The findings address the research question by identifying the frequent occurrence of Central Pacific El Niño events and the associated shift in tropical rainfall as the primary driver of the slowdown in Greenland summer warming. The successful simulation of this teleconnection using a simplified model strengthens the causal link. The results highlight the importance of accurately representing tropical rainfall patterns in climate models for better simulation of Arctic climate. The observed discrepancy between model simulations and observations regarding Arctic cyclonic wave amplification suggests the involvement of indirect forcing mechanisms or internal atmospheric variability.

This study demonstrates a summertime teleconnection from the tropics to Greenland driven by frequent Central Pacific El Niño events, leading to the slowdown in Greenland warming. The model successfully captures this teleconnection, highlighting the crucial role of tropical rainfall patterns. Improving the representation of tropical rainfall in climate models is essential for more accurate Arctic climate simulations. Future research should focus on further investigating the indirect forcing mechanisms contributing to Arctic cyclonic wave amplification and on understanding the role of both natural variability and anthropogenic forcing in the changing frequency of CP El Niño events.

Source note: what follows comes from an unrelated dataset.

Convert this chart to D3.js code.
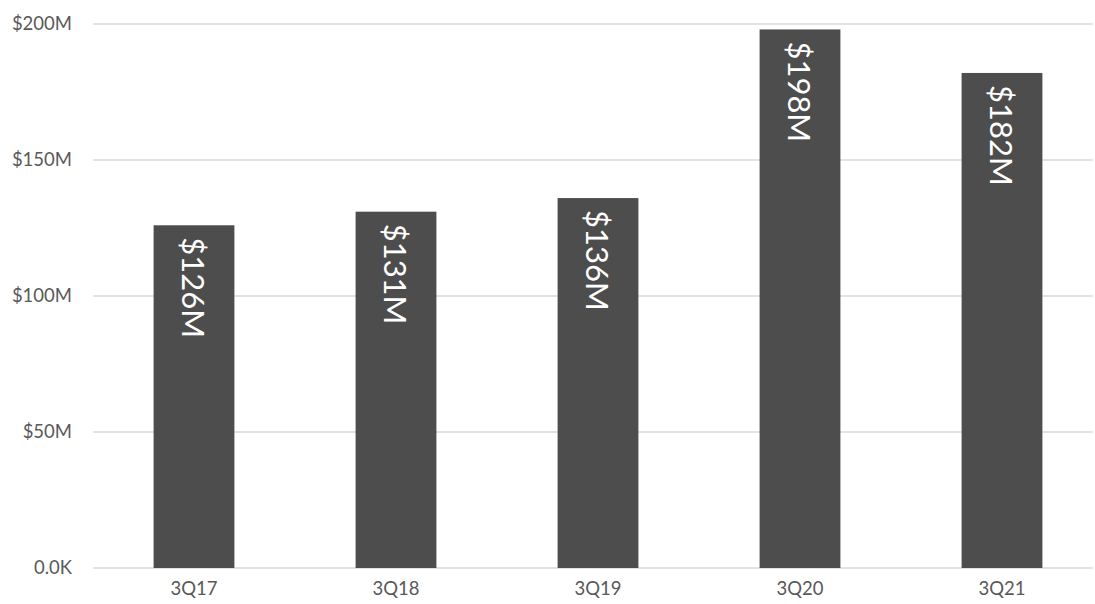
<!DOCTYPE html>
<html>
<head>
<meta charset="utf-8">
<script src="https://cdn.jsdelivr.net/npm/d3@7"></script>
<style>
  html, body { margin: 0; padding: 0; background: #fff; }
  svg { display: block; font-family: Lato, "Open Sans", sans-serif; }
</style>
</head>
<body>
<svg id="chart" width="1095" height="604"></svg>
<script>
// Quarterly revenue, millions of dollars
const quarters = ["3Q17", "3Q18", "3Q19", "3Q20", "3Q21"];
const revenue = [126, 131, 136, 198, 182];
const yTicks = [0, 50, 100, 150, 200];
const yTickLabels = ["0.0K", "$50M", "$100M", "$150M", "$200M"];

const svg = d3.select("#chart");
const margin = { left: 93, right: 2, top: 24, bottom: 36 };
const width = 1095, height = 604;

const x = d3.scaleBand()
  .domain(quarters)
  .range([margin.left, margin.left + 1010])
  .paddingInner(0.6)
  .paddingOuter(0.3);

const y = d3.scaleLinear()
  .domain([0, 200])
  .range([height - margin.bottom, margin.top]);

// Horizontal gridlines
svg.append("g")
  .selectAll("line")
  .data(yTicks)
  .join("line")
  .attr("x1", margin.left)
  .attr("x2", width - margin.right)
  .attr("y1", d => y(d))
  .attr("y2", d => y(d))
  .attr("stroke", "#d9d9d9")
  .attr("stroke-width", 1.5);

// Y axis labels
const yAxis = d3.axisLeft(y)
  .tickValues(yTicks)
  .tickFormat((d, i) => yTickLabels[i])
  .tickSize(0)
  .tickPadding(0);
const gy = svg.append("g")
  .attr("transform", "translate(72,0)")
  .call(yAxis);
gy.select(".domain").remove();
gy.selectAll("text")
  .attr("fill", "#595959")
  .attr("font-size", 18.5)
  .attr("font-family", "Lato, sans-serif");

// X axis labels
const xAxis = d3.axisBottom(x).tickSize(0).tickPadding(0);
const gx = svg.append("g")
  .attr("transform", `translate(0,${height - margin.bottom + 14})`)
  .call(xAxis);
gx.select(".domain").remove();
gx.selectAll("text")
  .attr("fill", "#595959")
  .attr("font-size", 18.5)
  .attr("font-family", "Lato, sans-serif");

// Bars
svg.append("g")
  .selectAll("rect")
  .data(revenue)
  .join("rect")
  .attr("x", (d, i) => x(quarters[i]))
  .attr("width", x.bandwidth())
  .attr("y", d => y(d))
  .attr("height", d => y(0) - y(d))
  .attr("fill", "#4d4d4d");

// Value labels, rotated to read top-to-bottom inside each bar
svg.append("g")
  .selectAll("text")
  .data(revenue)
  .join("text")
  .attr("transform", (d, i) =>
    `translate(${x(quarters[i]) + x.bandwidth() / 2},${y(d) + 12}) rotate(90)`)
  .attr("text-anchor", "start")
  .attr("dominant-baseline", "central")
  .attr("fill", "#ffffff")
  .attr("font-size", 31)
  .attr("font-family", "Lato, sans-serif")
  .text(d => `$${d}M`);
</script>
</body>
</html>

The study primarily focuses on summer conditions, neglecting potential interactions with other seasons. The simplified atmospheric circulation model used may not fully capture the complexities of the climate system. While the study suggests a link between CP El Niño and Arctic sea ice loss, the exact mechanisms and the relative contributions of direct and indirect forcing require further investigation. The nonstationary relationship between the subtropical Pacific and Arctic sea ice needs further exploration.